Tre mondi (Iran, Hollywood e Washington), tre stili di ripresa differenti. […] la demarcazione delle storie è supportata da differenti estetiche visive. Dal realismo documentario dell’assalto all’ambasciata (c’è anche lo stesso Affleck, mescolato ai manifestanti, a riprendere con il formato Super8 dei filmini amatoriali anni Settanta) ai movimenti netti della Stedicam nella CIA, fino allo scintillio apparente di una Hollywood in declino. In quest’ultima sezione, si lavora per accentuare quella “sensazione del vetro”, propria di un mondo falso e ovattato, tramite l’utilizzo insistente dello zoom, talvolta combinato alla carrellata. Insomma, per quanto affermi di orientarsi alla confezione di un prodotto “di mercato”, Affleck si conferma fin troppo attento a tutti gli aspetti del manufatto. Il suo ricercato stile visivo è frutto di ingegnosa e meditata perizia che poggia su una sofisticata ricerca dei collaboratori, prescelti tra quelli dei registi che stima di più […] L’imitazione come aspirazione a migliorarsi. […]
Con Argo, Affleck firma un magnifico lavoro di equilibrismo della regia, dove l’alternanza dei livelli narrativi, tanto cara a Renoir, si amplifica a volte anche nella contrapposizione duale dello spazio. Si vedano per esempio le sequenze iniziali ambientate a Teheran, dove il silenzio surreale e la calma apparente delle attività che continuano come se nulla fosse dentro l’ambasciata, contrastano con la folla inferocita che si ammassa premendo sulla cancellata all’esterno. E, ancora, la contaminazione dei due registri: la tensione emotiva del thriller e la leggerezza della commedia pervasa di humour, che spesso si inseguono e si sovrappongono.

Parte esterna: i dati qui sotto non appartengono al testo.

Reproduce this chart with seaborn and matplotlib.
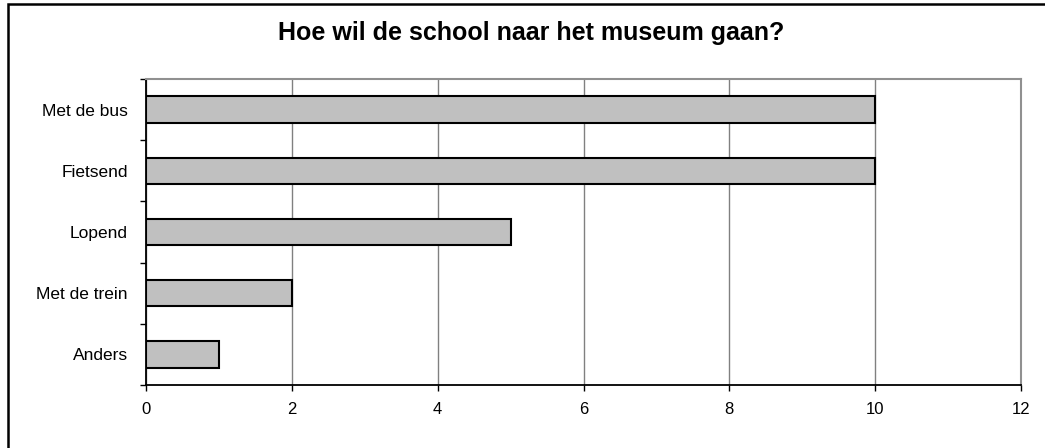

Il centro strutturale di Argo risiede nell’assiduo e destabilizzante sfasamento dei piani, che giunge all’apice nel dualismo tra la realtà e la sua rappresentazione fittizia, riecheggiato nei tanti apparecchi televisivi disseminati un po’ ovunque nelle inquadrature, a ricordarci la regola del gioco, la bizzarria della vita reale che si mescola alle avventure che scorrono sullo schermo. Perché, come diceva Jean Renoir, il sincronismo è il segreto della vita e la maggior parte dei drammi, non solo storici ma anche quotidiani, scaturiscono proprio dall’impossibilità di fare coincidere le temporalità multiple delle situazioni in perenne evoluzione. E il nome del finto film per convincere gli iraniani – un progetto di fantascienza e di fantascientifica realizzazione – è in fondo lo stesso del titolo del film che noi spettatori stiamo guardando.